A week later, she was ordered at the gate to see the Sergeant in his office now. She declined. It was after 9 p.m. Again, she had other students with her. One is an RA in another dorm. She parked, entered the dorm with the other students and went to her room. Sometime later, someone banged on her door loudly. When she heard keys jingling, she knew it was the same Public Safety officer. She was alone and absolutely afraid. He had the key to her room. Then she heard another voice in the hall, and the sergeant apparently left.
When I heard about this, I asked my daughter to request a meeting to try and get clarification on why she was being followed to her room at night for parking tickets. Every time I’ve visited, I see people parking illegally. There is a parking problem at Mills. Now it seemed to be a personal issue with Public Safety.

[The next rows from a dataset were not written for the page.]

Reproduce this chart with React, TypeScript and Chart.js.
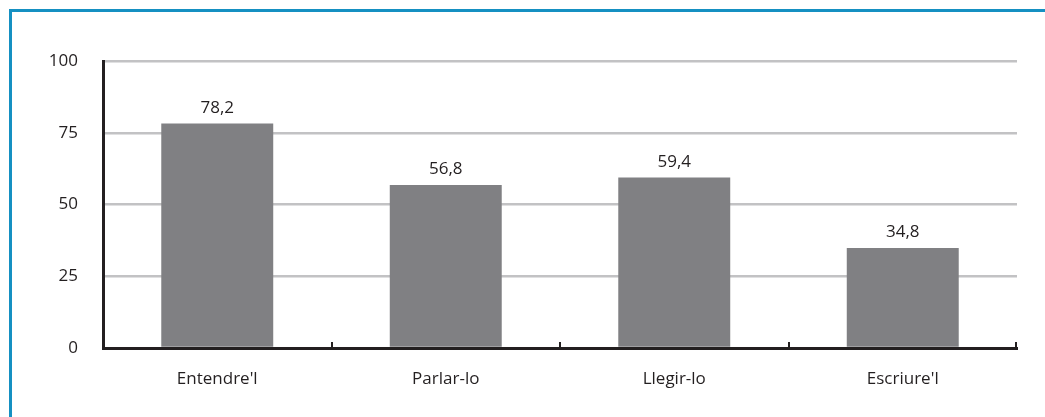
import React, { useEffect, useRef } from "react";
import { Chart, registerables } from "chart.js";

Chart.register(...registerables);

const categories = ["Entendre'l", "Parlar-lo", "Llegir-lo", "Escriure'l"];
const values = [78.2, 56.8, 59.4, 34.8];
const yTicks = [0, 25, 50, 75, 100];

const FONT = "'Open Sans', 'Noto Sans', sans-serif";
const AXIS_COLOR = "#231f20";
const TEXT_COLOR = "#231f20";

const fmt = (v: number) => v.toFixed(1).replace(".", ",");

// value labels above each bar
const valueLabels = {
  id: "valueLabels",
  afterDatasetsDraw(chart: any) {
    const ctx = chart.ctx;
    const meta = chart.getDatasetMeta(0);
    ctx.save();
    ctx.font = `17px ${FONT}`;
    ctx.fillStyle = TEXT_COLOR;
    ctx.textAlign = "center";
    ctx.textBaseline = "alphabetic";
    meta.data.forEach((bar: any, i: number) => {
      ctx.fillText(fmt(values[i]), bar.x, bar.y - 11);
    });
    ctx.restore();
  },
};

// small upward tick marks on the category axis at category boundaries
const innerTicks = {
  id: "innerTicks",
  afterDraw(chart: any) {
    const { ctx, chartArea } = chart;
    const xs = chart.scales.x;
    const n = categories.length;
    const step = (chartArea.right - chartArea.left) / n;
    ctx.save();
    ctx.strokeStyle = AXIS_COLOR;
    ctx.lineWidth = 2;
    for (let i = 1; i <= n; i++) {
      const x = Math.round(xs.left + step * i) - (i === n ? 1 : 0);
      ctx.beginPath();
      ctx.moveTo(x, chartArea.bottom);
      ctx.lineTo(x, chartArea.bottom - 6);
      ctx.stroke();
    }
    ctx.restore();
  },
};

export default function App() {
  const ref = useRef<HTMLCanvasElement | null>(null);

  useEffect(() => {
    if (!ref.current) return;
    const chart = new Chart(ref.current, {
      type: "bar",
      data: {
        labels: categories,
        datasets: [
          {
            data: values,
            backgroundColor: "#808083",
            borderWidth: 0,
            categoryPercentage: 1,
            barPercentage: 0.49,
          },
        ],
      },
      options: {
        responsive: false,
        animation: false,
        devicePixelRatio: 1,
        layout: { padding: { top: 61, right: 28, left: 0, bottom: 0 } },
        plugins: {
          legend: { display: false },
          tooltip: { enabled: false },
        },
        scales: {
          x: {
            grid: { display: false, drawTicks: false },
            border: { display: true, color: AXIS_COLOR, width: 3 },
            ticks: {
              padding: 21,
              color: TEXT_COLOR,
              font: { family: FONT, size: 17 },
            },
            afterFit: (s: any) => {
              s.height = 69;
            },
          },
          y: {
            min: 0,
            max: 100,
            afterBuildTicks: (s: any) => {
              s.ticks = yTicks.map((v) => ({ value: v }));
            },
            grid: {
              color: (c: any) => (c.tick && c.tick.value === 0 ? "rgba(0,0,0,0)" : "#c2c2c4"),
              lineWidth: 2.5,
              drawTicks: false,
            },
            border: { display: true, color: AXIS_COLOR, width: 3 },
            ticks: {
              padding: 25,
              color: TEXT_COLOR,
              font: { family: FONT, size: 17 },
            },
            afterFit: (s: any) => {
              s.width = 103;
            },
          },
        },
      },
      plugins: [valueLabels, innerTicks],
    });
    return () => chart.destroy();
  }, []);

  return (
    <div style={{ position: "absolute", left: 0, top: 0, width: 1045, height: 417, background: "#fff" }}>
      <canvas ref={ref} width={1045} height={417} style={{ position: "absolute", left: 0, top: 0 }} />
      <div
        style={{
          position: "absolute",
          left: 9,
          top: 9,
          right: 0,
          bottom: 0,
          borderLeft: "3px solid #1590c2",
          borderTop: "3px solid #1590c2",
          pointerEvents: "none",
        }}
      />
    </div>
  );
}
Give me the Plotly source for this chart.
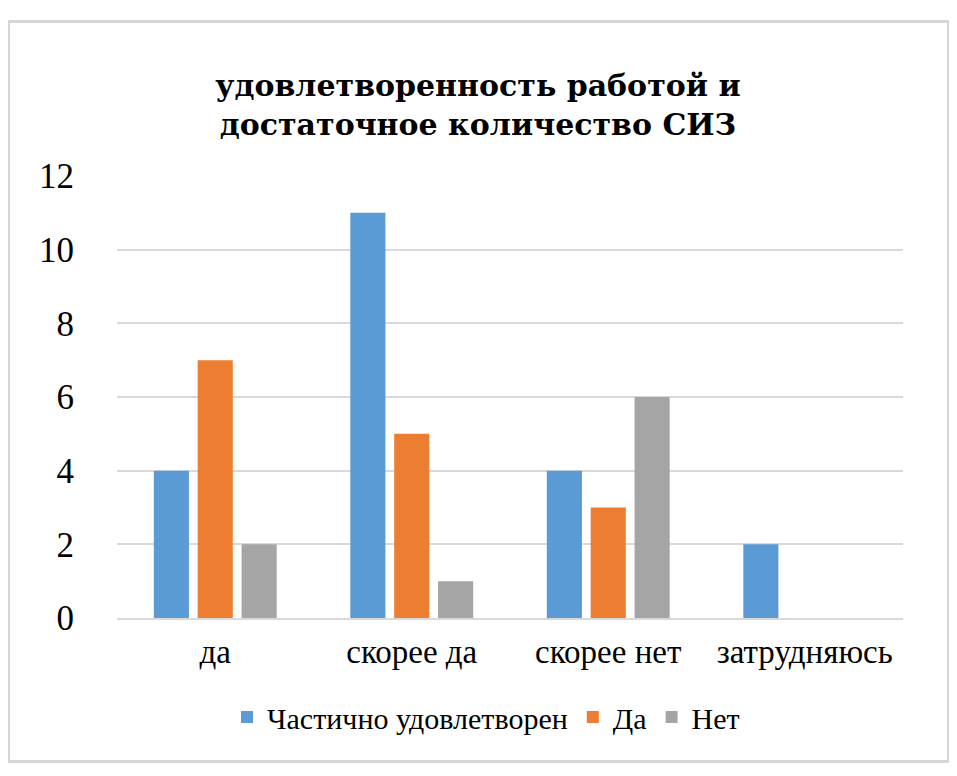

In the meeting in early February-for which I had to take a day away from work-I met Karen Maggio who represented Public Safety’s point of view. According to Maggio, the officer is a highly decorated retired Oakland Police Officer who was angry and frustrated. This ‘angry’ man surely must have had some prior training in his career about how to deal with the public. At the meeting was another student who was present at the scene of the “I could tow your car” episode. She and my daughter both clearly said, “We are afraid of this officer; he threatened us.”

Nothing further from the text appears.